Another Round in State’s War With Unions

MADISON, Wisc. (CN) - The attorney for a state employees' union claims Gov. Scott Walker's administration is "attempt(ing) to divide public employees by pitting them against one another." The AFSCME Council 24 claims its members had to take 16 unpaid furlough days in the past 2 years, while state prosecutors had to take only 10. The union wants its members paid for the 6 extra days.

Wisconsin State Employees Union AFSCME Council 24 sued the state and its Department of Administration and Office of State Employee Relations, in Dane County Court.

Gov. Walker approved the reduced furlough days for the district attorneys' employees earlier this year.

The union, which claims 22,000 members, says its 2009-2011 collective bargaining agreement on furloughs (known as "Memorandum of Understanding, Furlough Implementation) requires that "furloughs should be implemented in a fair and equitable manner."

The defendant Office of State Employment Relations claimed that it implemented the furloughs to "balance the need to reduce state spending with the administration of a fair and equitable furlough plan" and that furloughs were "applied equally across state service."

But the union says that when it tried to discuss the disputed 6 days for its nonfavored members, defendant State Employment Relations Director Gregory Gracz refused.

The union says that Gracz would not even "acknowledge that the language of the furlough [agreement]" required the state and its agents to treat state employees equitably.

The union says it was unfair that six other state employee unions that had "like agreements" with the state and were paid for the six furlough days.

The other unions' agreements contained language that was "substantially similar" to AFSCME Council 24's agreement, especially on furloughs, yet the state "executed addenda" allowing for restoration of the lost work days.
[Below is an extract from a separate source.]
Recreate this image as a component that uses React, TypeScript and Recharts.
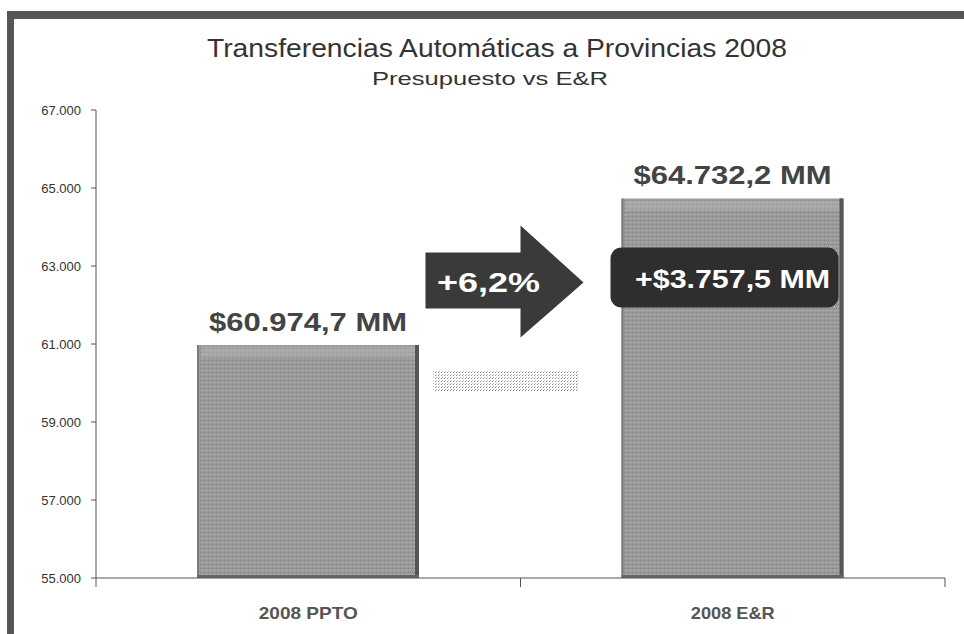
import React from 'react';
import { BarChart, Bar, XAxis, YAxis, LabelList } from 'recharts';

const categories = ['2008 PPTO', '2008 E&R'];
const amounts = [60974.7, 64732.2]; // millones de $
const yTicks = [55000, 57000, 59000, 61000, 63000, 65000, 67000];

const data = categories.map((name, i) => ({ name, value: amounts[i] }));

// 60974.7 -> "60.974,7"
const fmt = (v: number, d = 0) => {
    const [int, frac] = v.toFixed(d).split('.');
    return int.replace(/\B(?=(\d{3})+(?!\d))/g, '.') + (frac ? ',' + frac : '');
};

const diff = amounts[1] - amounts[0];
const pct = (amounts[1] / amounts[0] - 1) * 100;

const LABEL_FONT = '"Liberation Sans", Arial, sans-serif';

const BarShape = (props: any) => {
    const { x, y, width, height } = props;
    return (
        <g>
            <rect x={x} y={y} width={width} height={height} fill="url(#grain)" />
            <rect x={x + 4} y={y + 2} width={width - 8} height={10} fill="#b3b3b3" opacity={0.5} />
            <rect x={x} y={y} width={2} height={height} fill="#7a7a7a" />
            <rect x={x + width - 4} y={y} width={4} height={height} fill="#555" />
            <rect x={x} y={y + height - 3} width={width} height={3} fill="#666" />
        </g>
    );
};

const BarLabel = (props: any) => {
    const { x, y, width, value, index } = props;
    const cx = x + width / 2;
    return (
        <g>
            <text x={cx} y={y - 14} textAnchor="middle" fontFamily={LABEL_FONT} fontWeight="bold"
                fontSize={25} fill="#444" textLength={198} lengthAdjust="spacingAndGlyphs">
                {`$${fmt(value, 1)} MM`}
            </text>
            {index === 0 && (
                <rect x={x + width + 14} y={y + 25} width={146} height={22} fill="url(#dots)" />
            )}
            {index === 1 && (
                <g>
                    <path
                        d={`M${x - 196},${y + 54} L${x - 101},${y + 54} L${x - 101},${y + 27} L${x - 38},${y + 84}
                            L${x - 101},${y + 139} L${x - 101},${y + 110} L${x - 196},${y + 110} Z`}
                        fill="#3a3a3a"
                    />
                    <text x={x - 133} y={y + 94} textAnchor="middle" fontFamily={LABEL_FONT} fontWeight="bold"
                        fontSize={28} fill="#fff" textLength={103} lengthAdjust="spacingAndGlyphs">
                        {`+${fmt(pct, 1)}%`}
                    </text>
                    <rect x={x - 11} y={y + 49} width={228} height={60} rx={11} fill="#2e2e2e" />
                    <text x={cx} y={y + 90} textAnchor="middle" fontFamily={LABEL_FONT} fontWeight="bold"
                        fontSize={26} fill="#fff" textLength={195} lengthAdjust="spacingAndGlyphs">
                        {`+$${fmt(diff, 1)} MM`}
                    </text>
                </g>
            )}
        </g>
    );
};

const CategoryTick = (props: any) => {
    const { x, y, payload, index } = props;
    const half = payload.offset ?? 0;
    return (
        <g>
            <line x1={x - half} y1={y - 8} x2={x - half} y2={y + 1} stroke="#555" />
            {index === categories.length - 1 && (
                <line x1={x + half} y1={y - 8} x2={x + half} y2={y + 1} stroke="#555" />
            )}
            <text x={x} y={y + 33} textAnchor="middle" fontFamily={LABEL_FONT} fontWeight="bold"
                fontSize={17} fill="#555" textLength={index === 0 ? 99 : 84} lengthAdjust="spacingAndGlyphs">
                {payload.value}
            </text>
        </g>
    );
};

export default function App() {
    return (
        <div style={{ position: 'absolute', left: 0, top: 0, width: 964, height: 634, background: '#fff' }}>
            <svg width={964} height={634} style={{ position: 'absolute', left: 0, top: 0 }}>
                <rect x={7} y={11} width={957} height={8} fill="#555" />
                <rect x={7} y={11} width={7} height={623} fill="#555" />
                <text x={497} y={57} textAnchor="middle" fontFamily={LABEL_FONT} fontSize={26} fill="#333"
                    textLength={580} lengthAdjust="spacingAndGlyphs">
                    Transferencias Automáticas a Provincias 2008
                </text>
                <text x={490} y={85} textAnchor="middle" fontFamily={LABEL_FONT} fontSize={19} fill="#333"
                    textLength={236} lengthAdjust="spacingAndGlyphs">
                    Presupuesto vs E&amp;R
                </text>
            </svg>
            <div style={{ position: 'absolute', left: 0, top: 0 }}>
                <BarChart width={964} height={634} data={data}
                    margin={{ top: 110, right: 19, bottom: 0, left: 0 }}>
                    <defs>
                        <pattern id="grain" width={4} height={4} patternUnits="userSpaceOnUse">
                            <rect width={4} height={4} fill="#9c9c9c" />
                            <rect x={0} y={0} width={1} height={1} fill="#7e7e7e" />
                            <rect x={2} y={2} width={1} height={1} fill="#b4b4b4" />
                            <rect x={2} y={0} width={1} height={1} fill="#8a8a8a" />
                        </pattern>
                        <pattern id="dots" width={3} height={3} patternUnits="userSpaceOnUse">
                            <rect x={0} y={0} width={1} height={1} fill="#888" />
                            <rect x={1} y={2} width={1} height={1} fill="#bbb" />
                        </pattern>
                    </defs>
                    <YAxis
                        domain={[55000, 67000]}
                        ticks={yTicks}
                        width={96}
                        tickFormatter={(v: number) => fmt(v)}
                        tick={{ fill: '#333', fontSize: 13, fontFamily: LABEL_FONT }}
                        axisLine={{ stroke: '#555' }}
                        tickLine={{ stroke: '#555' }}
                        tickSize={5}
                        tickMargin={10}
                        allowDataOverflow
                    />
                    <XAxis
                        dataKey="name"
                        height={56}
                        axisLine={{ stroke: '#555' }}
                        tickLine={false}
                        tick={<CategoryTick />}
                        interval={0}
                    />
                    <Bar dataKey="value" barSize={222} shape={<BarShape />} isAnimationActive={false}>
                        <LabelList dataKey="value" content={<BarLabel />} />
                    </Bar>
                </BarChart>
            </div>
        </div>
    );
}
The union wants its members be "treated in a like manner" and be equivalently compensated. It demands that the same "addenda" executed for the six other bargaining units be applied to its bargaining agreement.

The union is represented by former Attorney General Peggy Lautenschlager, with Bauer & Bach.

Lautenschlager told the Wisconsin State Journal that Gov. Scott Walker's handling of the furlough issue has divided state workers.

"Our concern is not just the integrity of the process that's been instilled into it by the Walker administration, but in doing so we see it as an attempt to divide public employees by pitting them against one another," Lautenschlager said.